Any AI system is only as good as the signal that it learns from. If the system is fed signals that are from sources that have incentives to present a biased view, the system will learn the wrong thing, and unfortunately with increasing confidence over time. The measurement layer cannot just be reporting, it has to be the foundation that determines what the system believes is true, and therefore what it decides to do.

This is the same problem we see in AI evaluation more broadly. When you measure an agent's performance based on what is easy to track - task completion rates, approval clicks, short term metric movement - you end up with a system that gets better at producing those signals rather than getting better at the actual outcome. The measurement bias problem in attribution and the evaluation bias problem in AI are the same problem at different layers.

From Attribution to Decision System

This is how we look at attribution differently at MAI. We are not redefining attribution - we are building a decision layer on top of it.

We are working towards building a layer between measurement and action that allows us to drive better decisions and continuously improve on them. In practice, that means a shift from backward-looking explanatory attribution - who got credit - to forward-looking predictive incrementality - who drove the outcome and what should be the next step. It means connecting complete behavioral data from GA4 and individual platforms into a unified view that provides a complete picture of the true drivers. And it means measuring success not on how accurate and fair the reports are, but on whether the connected decisions truly produce better outcomes over time.

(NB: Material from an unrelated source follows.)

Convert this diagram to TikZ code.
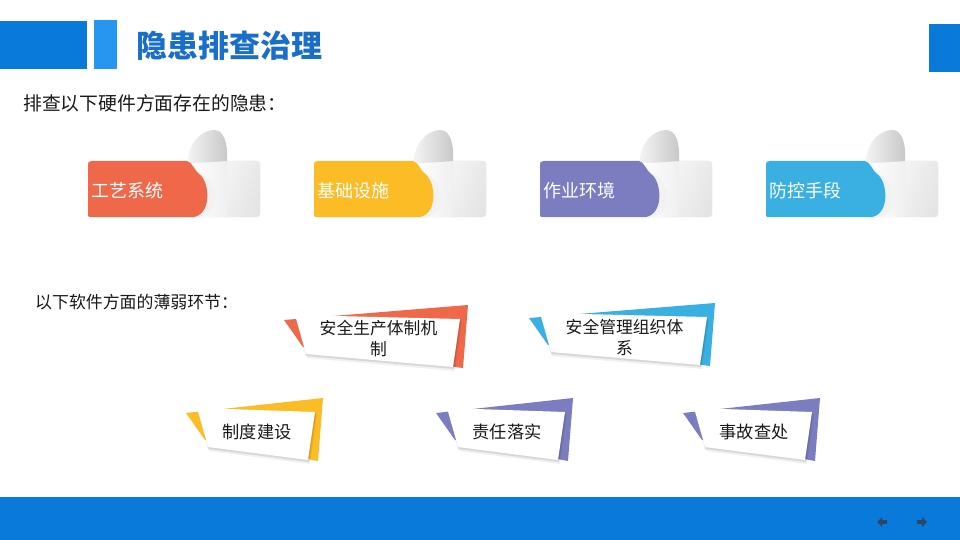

This is what we have been building toward at MAI - moving attribution from passive reporting into an active decision system that acts on what it learns, continuously, without waiting for a human to make sense of multiple dashboards and decide what to do next.

The key question we are asking is not "is the measurement correct?" but instead "is our measurement leading to verifiable decisions that produce high quality outcomes over time?"

That's a harder question. It's also the right one.